Examples of how Wipro Digital is bringing this to life, shared at the event, include:

  • “Digital pods”: 13 design studios that are office spaces for creative work for Wipro

    Digital and Designit’s teams. Wipro stresses that the more clients visit these spaces and

    see this way of working, the more its brand perception will be changed.

  • A $100m fund to invest in digital startups that it can bring into large projects.

  • Scaling up resources that work exclusively in methodologies that prioritize agility, rapid

    prototyping and flexibility in IT design and implementation, including agile practices and DevOps.

    Wipro brings “digital” to life with clients in banking

    Of the examples of projects Wipro shared the last two years with these new capabilities and methodologies, three examples in banking represent different use cases and Wipro capabilities:

  • A transformation with a major British retail and commercial bank: The engagement spans across consulting, design and technology. Wipro is taking a different approach with this client – partnering on governance, jointly engineering prototypes, and bringing access to its ecosystem of partners/startups and academy for the client’s IT organization. In the next few years, this is going to be the engagement to watch, to see how Wipro Digital pulls off coordination and collaboration across its internal groups, Designit and the client’s IT organization to execute on the bank’s strategic digital initiative.

  • From the ground up with Designit: A project with Israel’s second largest bank, Leumi, to create a new digital, mobile-only, bank as a startup within the enterprise.

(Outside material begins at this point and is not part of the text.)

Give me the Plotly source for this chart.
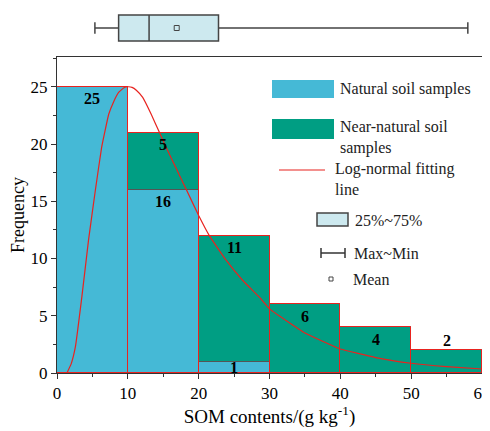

Christened Pepper, the teams used agile design thinking methodologies that included intensive collaboration between team members from product, design and technology, and constant user-based feedback and prototyping.

  • The journey with a multinational BFS firm as they rollout an implementation of the Wipro Holmes E-KYC solution: The bank wants to streamline how its KYC is being run to free up valuable analyst time, focusing not on cost savings but innovation with the help of automation and machine learning technologies. He described his vision for this project as, “wanting to redefine the way we work to make KYC competitive in the banking industry.” The bank is working with Wipro to define outcomes, ROIs and commercial models as the implementation advances.

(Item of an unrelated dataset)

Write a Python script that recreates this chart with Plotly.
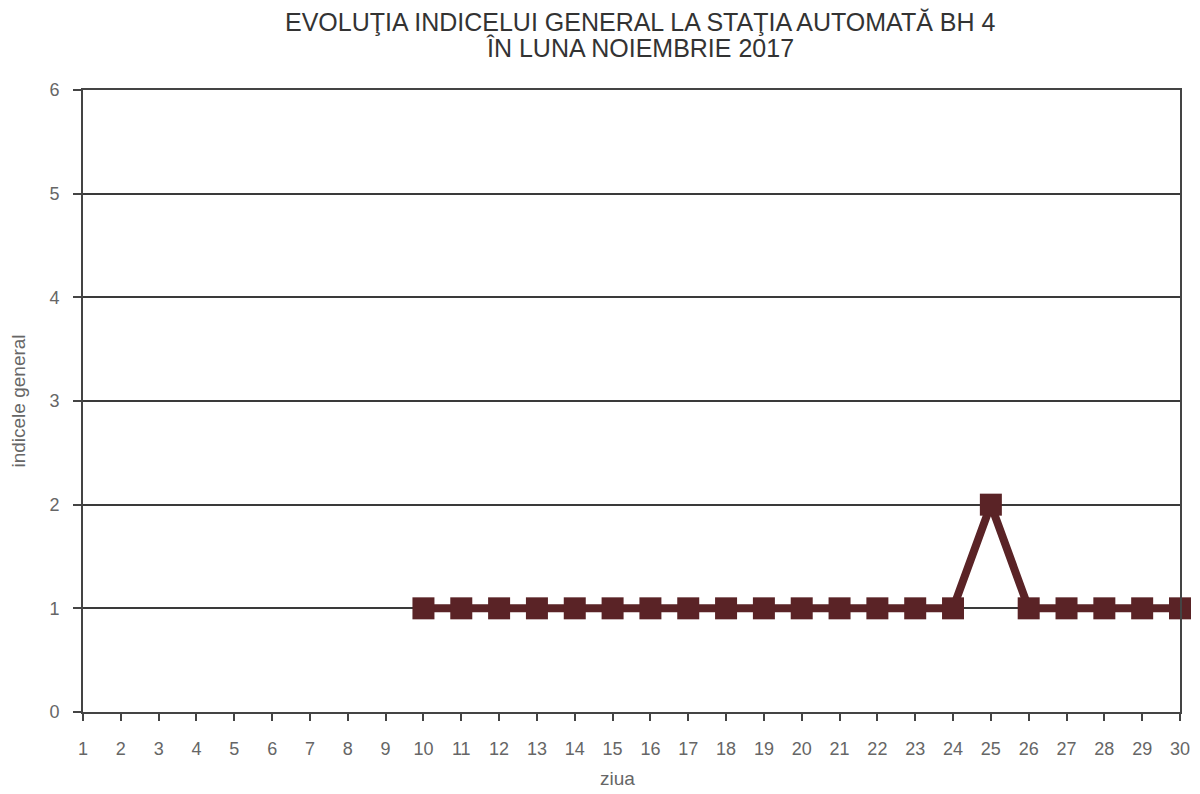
import plotly.graph_objects as go

days = list(range(1, 31))
index_values = [None] * 9 + [1, 1, 1, 1, 1, 1, 1, 1, 1, 1, 1, 1, 1, 1, 1, 2, 1, 1, 1, 1, 1]
y_ticks = [0, 1, 2, 3, 4, 5, 6]

title_line1 = "EVOLUŢIA INDICELUI GENERAL LA STAŢIA AUTOMATĂ BH 4"
title_line2 = "ÎN LUNA NOIEMBRIE 2017"
x_title = "ziua"
y_title = "indicele general"
color = "#5a2326"
font_family = "Liberation Sans, Arial, sans-serif"

fig = go.Figure()
fig.add_trace(go.Scatter(
    x=days, y=index_values, mode="lines+markers",
    line=dict(color=color, width=8),
    marker=dict(symbol="square", size=22, color=color),
    connectgaps=False, showlegend=False, cliponaxis=False,
))

fig.update_layout(
    template="none",
    width=1192, height=784,
    paper_bgcolor="white", plot_bgcolor="white",
    margin=dict(l=75, r=20, t=82, b=80),
    font=dict(family=font_family, color="#555555"),
    annotations=[
        dict(text=title_line1, xref="paper", yref="paper", x=0.508, y=1,
             xanchor="center", yanchor="middle", yshift=68, showarrow=False,
             font=dict(size=25, color="#333333", family=font_family)),
        dict(text=title_line2, xref="paper", yref="paper", x=0.508, y=1,
             xanchor="center", yanchor="middle", yshift=42, showarrow=False,
             font=dict(size=25, color="#333333", family=font_family)),
        dict(text=x_title, xref="paper", yref="paper", x=0.487, y=0,
             xanchor="center", yanchor="top", yshift=-54, showarrow=False,
             font=dict(size=19, color="#666666", family=font_family)),
    ],
)
fig.update_xaxes(
    automargin=False,
    range=[1, 30], tickmode="array", tickvals=days, ticktext=[str(d) for d in days],
    ticks="outside", ticklen=7, tickcolor="#444444", tickwidth=1.5,
    showline=True, linecolor="#444444", linewidth=2, mirror=True,
    showgrid=False, zeroline=False, ticklabelstandoff=12,
    tickfont=dict(size=18, color="#666666"),
)
fig.update_yaxes(
    automargin=False,
    range=[0, 6], tickmode="array", tickvals=y_ticks,
    ticks="outside", ticklen=8, tickcolor="#444444", tickwidth=1.5,
    showline=True, linecolor="#444444", linewidth=2, mirror=True,
    showgrid=True, gridcolor="#3a3a3a", gridwidth=1.5, zeroline=False,
    ticklabelstandoff=10,
    tickfont=dict(size=18, color="#666666"),
    title=dict(text=y_title, font=dict(size=19, color="#666666"), standoff=22),
)

fig.write_html("out.html")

    Service providers need to determine their early “sweet spots” and really hone digital and business capability –and story—with their clients

    These examples demonstrate how opportunistic and diverse the digital market is, making it challenging for service providers to pinpoint their approach/experience. Wipro Digital laid out its goal at the event, with Avinash commenting, “We want to move from a cost and efficiency play as a system integrator, to revenue generation and outcomes as digital executors.” That reads like HfS’ thinking on the bifurcation coming down the line, with service providers wanting to be OneOffice Enablers. Wipro has started to share how clients are starting to leverage it – with both new and existing capabilities being brought to bear. What was missing from the messaging was specificity in the execution – how many clients is it working with today, what are the sales team’s approaches, and what is the progress it has made on scaling its talent, and presence in different geographies, especially client markets.

    HfS cautions that much like the heady days of IT services, where the biggest players went with ‘being everything to everyone’, Digital practices like this one run the same risks of diluting their message, and as a result, their specializations. Even with the banking examples shared above, the solutions being developed are highly tailored to the clients’ needs – as they should be – but don’t paint a picture of what Wipro Digital envisions as its approach for the banking industry’s needs and opportunities. It will take some big success stories – told by its clients – that will help Wipro Digital in further formulating its range of new capabilities and the brand association behind it.